The German parliament Friday approved plans to relax strict restrictions on family names — clearing the way, among other things, for couples to take double surnames and pass them on to their children.
The reform of Germany’s rigid rules is due to take effect at the beginning of May 2025 after passing parliament’s upper house, which represents the country’s 16 state governments.
As it stands, parents are required to give their children one of their surnames. One partner in a married couple — but not both — can add the other partner’s name to his or her surname.
The reform will allow both partners to take on a double surname, with or without a hyphen, and for their children to take that name too. Parents will also be allowed to give their children a double surname. The new system still won’t allow names that are more than double.

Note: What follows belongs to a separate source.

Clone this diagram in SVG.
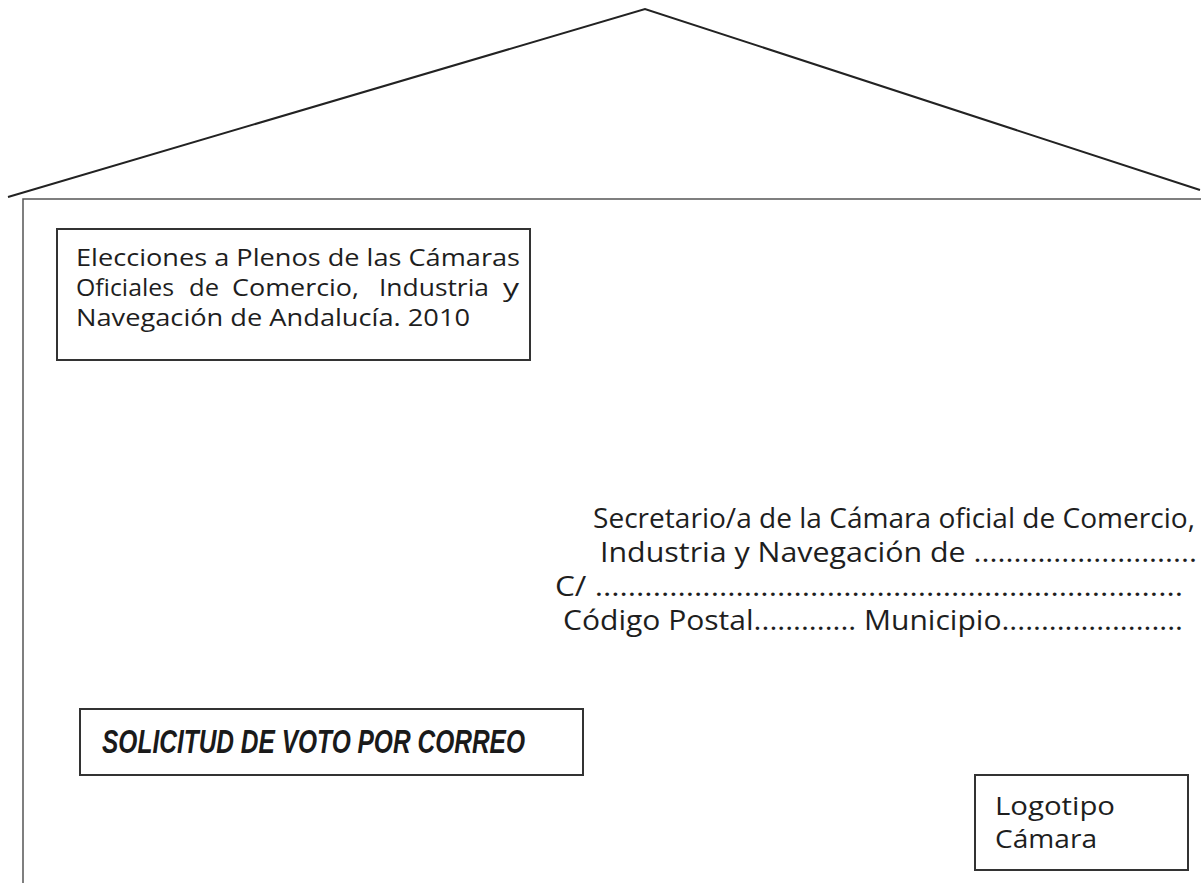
<svg xmlns="http://www.w3.org/2000/svg" width="1201" height="883" viewBox="0 0 1201 883">
<style>
.roof{fill:none;stroke:#222;stroke-width:2}
.env{fill:none;stroke:#555;stroke-width:1.5}
.box{fill:#fff;stroke:#333;stroke-width:2}
.t{font-family:"Open Sans","Noto Sans","DejaVu Sans",sans-serif;fill:#1e1e1e}
.b{font-size:24px;font-weight:500}
.a{font-size:27px}
.s{font-family:"Liberation Sans",Arial,sans-serif;font-weight:bold;font-style:italic;fill:#1a1a1a;font-size:33px}
</style>
<rect width="1201" height="883" fill="#fff"/>
<g id="envelope">
<polyline class="roof" points="8,197 645,9 1200,190"/>
<polyline class="env" points="1201,199 23,199 23,883"/>
</g>
<g id="connectors"></g>
<g id="titulo">
<rect class="box" x="57" y="229" width="473" height="131"/>
<text class="t b" x="76" y="266" textLength="444" lengthAdjust="spacingAndGlyphs">Elecciones a Plenos de las Cámaras</text>
<text class="t b" y="296"><tspan x="76" textLength="98" lengthAdjust="spacingAndGlyphs">Oficiales</tspan><tspan x="189" textLength="30" lengthAdjust="spacingAndGlyphs">de</tspan><tspan x="232" textLength="127" lengthAdjust="spacingAndGlyphs">Comercio,</tspan><tspan x="379" textLength="110" lengthAdjust="spacingAndGlyphs">Industria</tspan><tspan x="503" textLength="16" lengthAdjust="spacingAndGlyphs">y</tspan></text>
<text class="t b" x="76" y="326" textLength="394" lengthAdjust="spacingAndGlyphs">Navegación de Andalucía. 2010</text>
</g>
<g id="direccion">
<text class="t a" x="593" y="528" textLength="602" lengthAdjust="spacingAndGlyphs">Secretario/a de la Cámara oficial de Comercio,</text>
<text class="t a" x="600" y="562" textLength="597" lengthAdjust="spacingAndGlyphs">Industria y Navegación de ............................</text>
<text class="t a" x="555" y="596" textLength="628" lengthAdjust="spacingAndGlyphs">C/ .......................................................................</text>
<text class="t a" x="563" y="630" textLength="620" lengthAdjust="spacingAndGlyphs">Código Postal............. Municipio.......................</text>
</g>
<g id="solicitud">
<rect class="box" x="80" y="709" width="503" height="66"/>
<text class="s" x="102" y="753" textLength="423" lengthAdjust="spacingAndGlyphs">SOLICITUD DE VOTO POR CORREO</text>
</g>
<g id="logotipo">
<rect class="box" x="975" y="775" width="213" height="95"/>
<text class="t" font-size="25" x="995" y="815" textLength="120" lengthAdjust="spacingAndGlyphs">Logotipo</text>
<text class="t" font-size="25" x="995" y="848" textLength="102" lengthAdjust="spacingAndGlyphs">Cámara</text>
</g>
</svg>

The legislation will also make it easier for stepchildren or children of divorced parents to change their family names, and it will allow the use of gender-adjusted forms of surnames for people with names from languages in which that is common — a change that will, for example, benefit the Sorbs, an Indigenous Slavic minority in parts of eastern Germany. It will also allow the use of traditional patronymic and matronymic names used by the Frisian minority, which entail children’s surnames being based on their father’s or mother’s first name.

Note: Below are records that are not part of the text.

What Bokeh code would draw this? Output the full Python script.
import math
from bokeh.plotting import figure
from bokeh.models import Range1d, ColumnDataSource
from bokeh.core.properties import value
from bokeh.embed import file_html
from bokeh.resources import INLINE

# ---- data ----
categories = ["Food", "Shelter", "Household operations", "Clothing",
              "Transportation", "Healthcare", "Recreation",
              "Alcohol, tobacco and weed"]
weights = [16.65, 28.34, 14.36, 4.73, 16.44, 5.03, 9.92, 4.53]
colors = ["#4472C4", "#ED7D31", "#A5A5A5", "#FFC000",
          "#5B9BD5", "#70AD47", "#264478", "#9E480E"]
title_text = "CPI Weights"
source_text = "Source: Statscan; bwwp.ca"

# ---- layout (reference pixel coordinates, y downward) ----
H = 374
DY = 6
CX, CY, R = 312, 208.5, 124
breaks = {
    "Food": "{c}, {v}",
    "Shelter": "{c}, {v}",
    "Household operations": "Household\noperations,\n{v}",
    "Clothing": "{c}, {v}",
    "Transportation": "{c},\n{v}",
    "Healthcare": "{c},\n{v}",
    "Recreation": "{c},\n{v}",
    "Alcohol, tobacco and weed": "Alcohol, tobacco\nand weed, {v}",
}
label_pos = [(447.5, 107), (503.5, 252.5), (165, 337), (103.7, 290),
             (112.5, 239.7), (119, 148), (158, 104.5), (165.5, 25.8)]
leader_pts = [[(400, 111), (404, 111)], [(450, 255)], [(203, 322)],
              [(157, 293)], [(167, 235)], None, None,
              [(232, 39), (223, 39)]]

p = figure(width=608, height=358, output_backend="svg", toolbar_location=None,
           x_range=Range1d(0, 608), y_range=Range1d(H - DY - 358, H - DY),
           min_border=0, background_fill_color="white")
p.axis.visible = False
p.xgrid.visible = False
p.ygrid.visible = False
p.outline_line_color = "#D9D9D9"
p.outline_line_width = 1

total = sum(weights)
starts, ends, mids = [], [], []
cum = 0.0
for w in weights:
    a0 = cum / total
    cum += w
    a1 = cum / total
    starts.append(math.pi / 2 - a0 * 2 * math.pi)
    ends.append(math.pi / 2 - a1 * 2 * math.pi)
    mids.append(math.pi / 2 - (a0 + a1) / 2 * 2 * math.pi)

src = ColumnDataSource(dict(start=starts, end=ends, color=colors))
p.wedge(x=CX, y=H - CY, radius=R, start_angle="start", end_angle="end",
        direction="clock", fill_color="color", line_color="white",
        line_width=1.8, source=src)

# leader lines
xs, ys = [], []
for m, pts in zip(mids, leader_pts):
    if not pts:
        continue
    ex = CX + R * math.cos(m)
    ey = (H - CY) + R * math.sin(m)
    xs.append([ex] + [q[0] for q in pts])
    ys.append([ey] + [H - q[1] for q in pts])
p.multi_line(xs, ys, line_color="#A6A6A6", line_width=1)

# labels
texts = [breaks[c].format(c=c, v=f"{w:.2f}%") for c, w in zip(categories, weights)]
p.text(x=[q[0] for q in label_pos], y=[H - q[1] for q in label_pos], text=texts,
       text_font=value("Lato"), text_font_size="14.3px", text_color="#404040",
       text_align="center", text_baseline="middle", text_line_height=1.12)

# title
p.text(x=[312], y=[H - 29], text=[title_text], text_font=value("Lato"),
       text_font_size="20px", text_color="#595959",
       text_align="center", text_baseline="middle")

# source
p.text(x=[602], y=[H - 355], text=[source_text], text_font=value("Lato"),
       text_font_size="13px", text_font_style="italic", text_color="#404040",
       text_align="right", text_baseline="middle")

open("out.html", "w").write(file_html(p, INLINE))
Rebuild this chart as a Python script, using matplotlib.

The change is one of several social reform projects that Chancellor Olaf Scholz’s socially liberal three-party governing coalition promised to enact when it took office in December 2021.

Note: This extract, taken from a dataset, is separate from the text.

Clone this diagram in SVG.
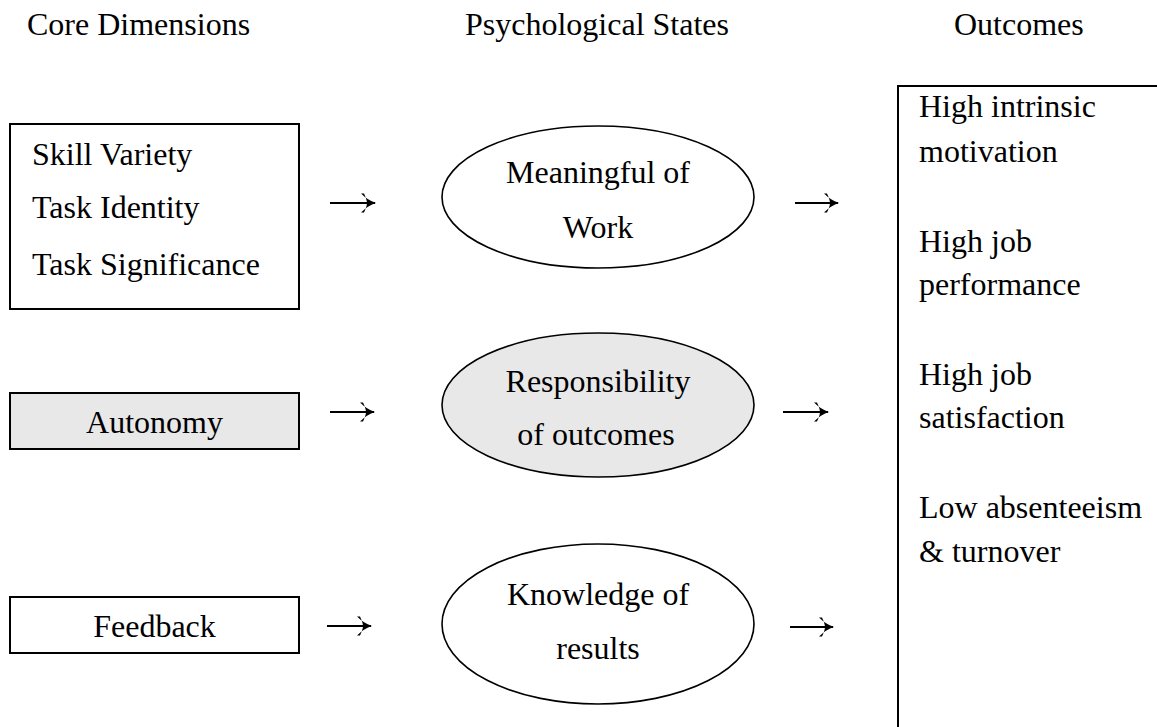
<svg xmlns="http://www.w3.org/2000/svg" width="1157" height="727" viewBox="0 0 1157 727">
<style>
text{font-family:"Liberation Serif","Times New Roman",serif;font-size:32px;fill:#000}
.c{text-anchor:middle}
.box{fill:#fff;stroke:#000;stroke-width:2}
.ell{fill:#fff;stroke:#000;stroke-width:1.6}
.box.grey,.ell.grey{fill:#e8e8e8}
.conn{stroke:#000;stroke-width:2.2;fill:none;marker-end:url(#ah)}
</style>
<defs>
<marker id="ah" markerWidth="18" markerHeight="22" refX="15" refY="11" orient="auto" markerUnits="userSpaceOnUse">
<path d="M1,1.5 Q8,8.5 16,11 Q8,13.5 1,20.5 L4,20.5 Q7,14 7,11 Q7,8 4,1.5 Z" fill="#000"/>
</marker>
</defs>
<rect width="1157" height="727" fill="#fff"/>
<g id="headers">
<text x="27" y="35">Core Dimensions</text>
<text x="465" y="35">Psychological States</text>
<text x="954" y="35">Outcomes</text>
</g>
<g id="core-skill">
<rect class="box" x="10" y="124" width="289" height="185"/>
<text x="32" y="165">Skill Variety</text>
<text x="32" y="218">Task Identity</text>
<text x="32" y="275">Task Significance</text>
</g>
<g id="core-autonomy">
<rect class="box grey" x="10" y="393" width="289" height="56"/>
<text class="c" x="154.5" y="433">Autonomy</text>
</g>
<g id="core-feedback">
<rect class="box" x="10" y="597" width="289" height="56"/>
<text class="c" x="154.5" y="637">Feedback</text>
</g>
<g id="state-meaning">
<ellipse class="ell" cx="598" cy="197" rx="156" ry="71"/>
<text class="c" x="598" y="183">Meaningful of</text>
<text class="c" x="598" y="238">Work</text>
</g>
<g id="state-responsibility">
<ellipse class="ell grey" cx="598" cy="405" rx="156" ry="72"/>
<text class="c" x="598" y="392">Responsibility</text>
<text class="c" x="596" y="445">of outcomes</text>
</g>
<g id="state-knowledge">
<ellipse class="ell" cx="598" cy="624" rx="156" ry="80"/>
<text class="c" x="598" y="605">Knowledge of</text>
<text class="c" x="598" y="659">results</text>
</g>
<g id="outcomes">
<rect class="box" x="898" y="86" width="280" height="680"/>
<text x="919" y="117">High intrinsic</text>
<text x="919" y="162">motivation</text>
<text x="919" y="252">High job</text>
<text x="919" y="295">performance</text>
<text x="919" y="385">High job</text>
<text x="919" y="428">satisfaction</text>
<text x="919" y="518">Low absenteeism</text>
<text x="919" y="562">&amp; turnover</text>
</g>
<g id="connectors">
<line class="conn" x1="330" y1="203" x2="375" y2="203"/>
<line class="conn" x1="330" y1="412" x2="374" y2="412"/>
<line class="conn" x1="327" y1="626" x2="371" y2="626"/>
<line class="conn" x1="795" y1="203" x2="838" y2="203"/>
<line class="conn" x1="783" y1="412" x2="828" y2="412"/>
<line class="conn" x1="790" y1="627" x2="833" y2="627"/>
</g>
</svg>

Several higher-profile plans already have been implemented or approved. The government has legalized the possession of limited amounts of cannabis; eased the rules on gaining German citizenship; ended restrictions on holding dual citizenship; and ended a ban on doctors “advertising” abortion services.
It also is making it easier for transgender, intersex and nonbinary people to change their name and gender in official records. Same-sex marriage was already legalized in 2017.